Short Paper Assignment -- ACDF

Dance As Social Action


Paper #1 Assignment


The human body presented as the substance of art comments on both art and life through its relationship to the bodies of everyday existence.  Even in the absence of a live performing body, one could argue that all art has a political dimension in the way that it relates or does not relate to society.  Consider an analogy with the act of voting in a democratic society: on election day, every eligible voter performs a political act, whether by voting, refraining from voting, or forgetting to vote.1 


One could argue that this same inescapability is present when making dances for public display.  


Consider the above ideas in relation to the dances you see at ACDF.  Have these choreographers “chosen to vote”?  What social commentary is inherent in their work?


Focus your paper around one or two specific dances of your choice, discussing the ideas from the Aptekar quotation in relation to these example(s).  Choose whatever strikes you the most – a mechanics of a particular dance, overall trends you see in the performances (as exemplified by one or two dances), a specific aspect of the Aptekar quotation that you can discuss through examining a dance, etc. 

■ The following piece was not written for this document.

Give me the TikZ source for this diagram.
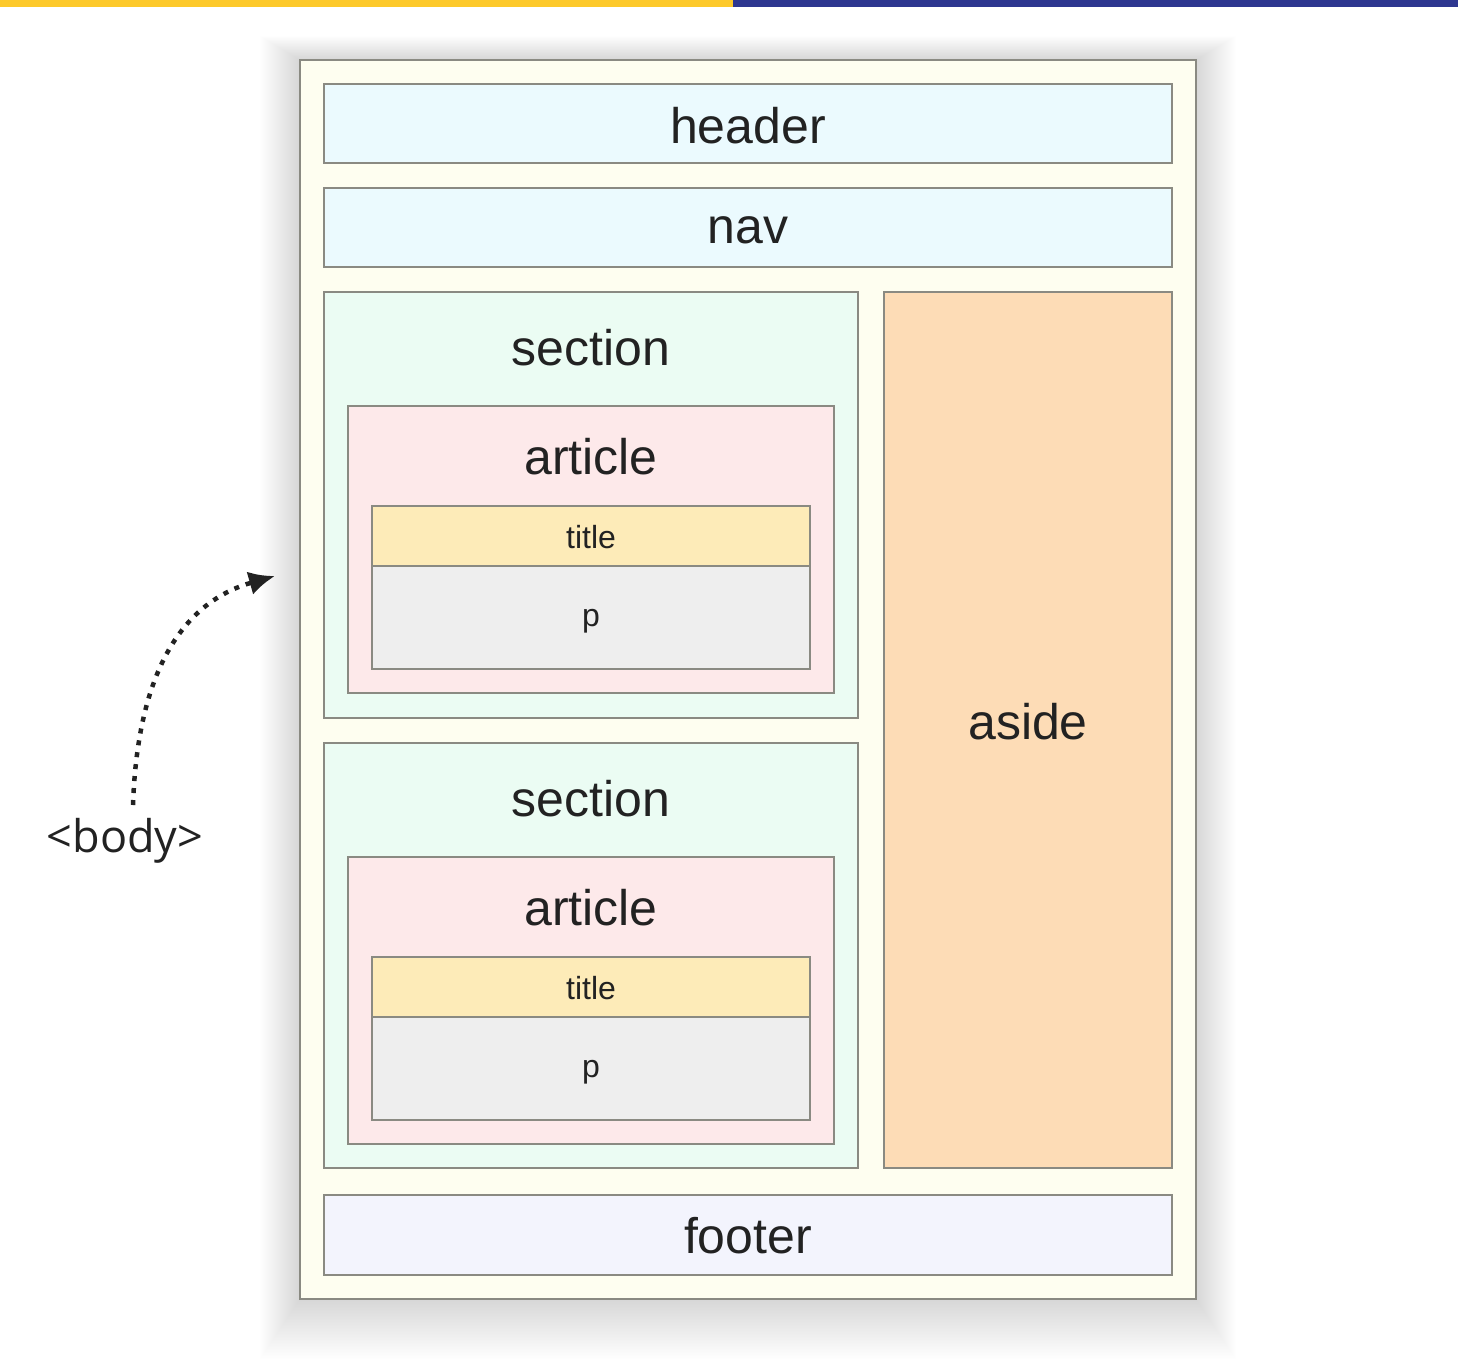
\documentclass[tikz,border=0pt]{standalone}
\usepackage{fontspec}
\setmainfont{Liberation Sans}
\newfontfamily\tagfont{Open Sans}
\usetikzlibrary{arrows.meta}
\definecolor{topyellow}{HTML}{FDC92A}
\definecolor{topblue}{HTML}{2E3790}
\definecolor{edge}{HTML}{8A8A82}
\definecolor{bodyfill}{HTML}{FEFEF0}
\definecolor{headfill}{HTML}{EBFAFE}
\definecolor{secfill}{HTML}{EBFCF3}
\definecolor{artfill}{HTML}{FDE9EA}
\definecolor{titlefill}{HTML}{FDEBB8}
\definecolor{pfill}{HTML}{EEEEEE}
\definecolor{asidefill}{HTML}{FDDCB6}
\definecolor{footfill}{HTML}{F3F4FD}
\definecolor{ink}{HTML}{222222}
\tikzset{
  box/.style={draw=edge, line width=2pt, inner sep=0pt, outer sep=0pt, text=ink},
  biglabel/.style={text=ink, inner sep=0pt, font=\fontsize{50}{56}\selectfont},
  smalllabel/.style={text=ink, inner sep=0pt, font=\fontsize{32}{36}\selectfont},
}
\begin{document}
\begin{tikzpicture}[x=1pt, y=-1pt]
\useasboundingbox (0,0) rectangle (1458,1363);
\fill[white] (0,0) rectangle (1458,1363);
\fill[topyellow] (0,0) rectangle (733,7);
\fill[topblue] (733,0) rectangle (1458,7);
% soft shadow
\foreach \i in {1,...,40}
  \fill[black, opacity=0.0028] (300-\i, 60-0.6*\i) rectangle (1196+\i, 1299+1.5*\i);
% body
\node[box, fill=bodyfill, minimum width=896, minimum height=1239] (body) at (748,679.5) {};
\node[box, fill=headfill, minimum width=848, minimum height=79] (header) at (748,123.5) {};
\node[biglabel] (headerlab) at (748,126) {header};
\node[box, fill=headfill, minimum width=848, minimum height=79] (nav) at (748,227.5) {};
\node[biglabel] (navlab) at (748,230) {nav};
\node[box, fill=asidefill, minimum width=288, minimum height=876] (aside) at (1028,730) {};
\node[biglabel] (asidelab) at (1028,722) {aside};
\node[box, fill=footfill, minimum width=848, minimum height=80] (footer) at (748,1235) {};
\node[biglabel] (footerlab) at (748,1236) {footer};
% section 1
\node[box, fill=secfill, minimum width=534, minimum height=426] (sec1) at (591,505) {};
\node[biglabel] (sec1lab) at (591,348) {section};
\node[box, fill=artfill, minimum width=486, minimum height=287] (art1) at (591,549.5) {};
\node[biglabel] (art1lab) at (591,457) {article};
\node[box, fill=titlefill, minimum width=438, minimum height=60] (tit1) at (591,536) {};
\node[smalllabel] (tit1lab) at (591,537) {title};
\node[box, fill=pfill, minimum width=438, minimum height=103] (p1) at (591,617.5) {};
\node[smalllabel] (p1lab) at (591,621) {p};
% section 2
\node[box, fill=secfill, minimum width=534, minimum height=425] (sec2) at (591,955.5) {};
\node[biglabel] (sec2lab) at (591,799) {section};
\node[box, fill=artfill, minimum width=486, minimum height=287] (art2) at (591,1000.5) {};
\node[biglabel] (art2lab) at (591,908) {article};
\node[box, fill=titlefill, minimum width=438, minimum height=60] (tit2) at (591,987) {};
\node[smalllabel] (tit2lab) at (591,988) {title};
\node[box, fill=pfill, minimum width=438, minimum height=103] (p2) at (591,1068.5) {};
\node[smalllabel] (p2lab) at (591,1072) {p};
% body tag and arrow
\node[text=ink, inner sep=0pt, font=\tagfont\fontsize{45}{50}\selectfont] (tag) at (125,841) {<body>};
\coordinate (start) at (133,805);
\coordinate (tip) at (275,576);
\draw[ink, line width=4.5pt, dash pattern=on 5pt off 7pt, -{Latex[length=26pt, width=24pt]}]
  (start) .. controls (138,660) and (190,600) .. (tip);
\end{tikzpicture}
\end{document}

Be certain to support your arguments with descriptive evidence from the dances.  Please also contextualize your writing by naming the choreographer and title of any work you discuss and providing your reader with necessary background information. 


When you select the dances that you wish to write about, please confirm first that your instructor has seen them.   (I will make my best effort to see all performances at the festival, but we all miss a few here and there.)


Length: 4-5 pages  


Due in class on Friday, February 20*


*But you don’t need to wait!  It will serve you to write while your memories are fresh.  Early papers will be happily accepted.










1Aptekar, Bernard.  “Making the Invisible Visible: The Roots of an Original Magic Language.”  Artistic Strategy and the Rhetoric of Power.  Ed. David Castriota.  Carbondale: Souther Illinois University Press, 1986.  174.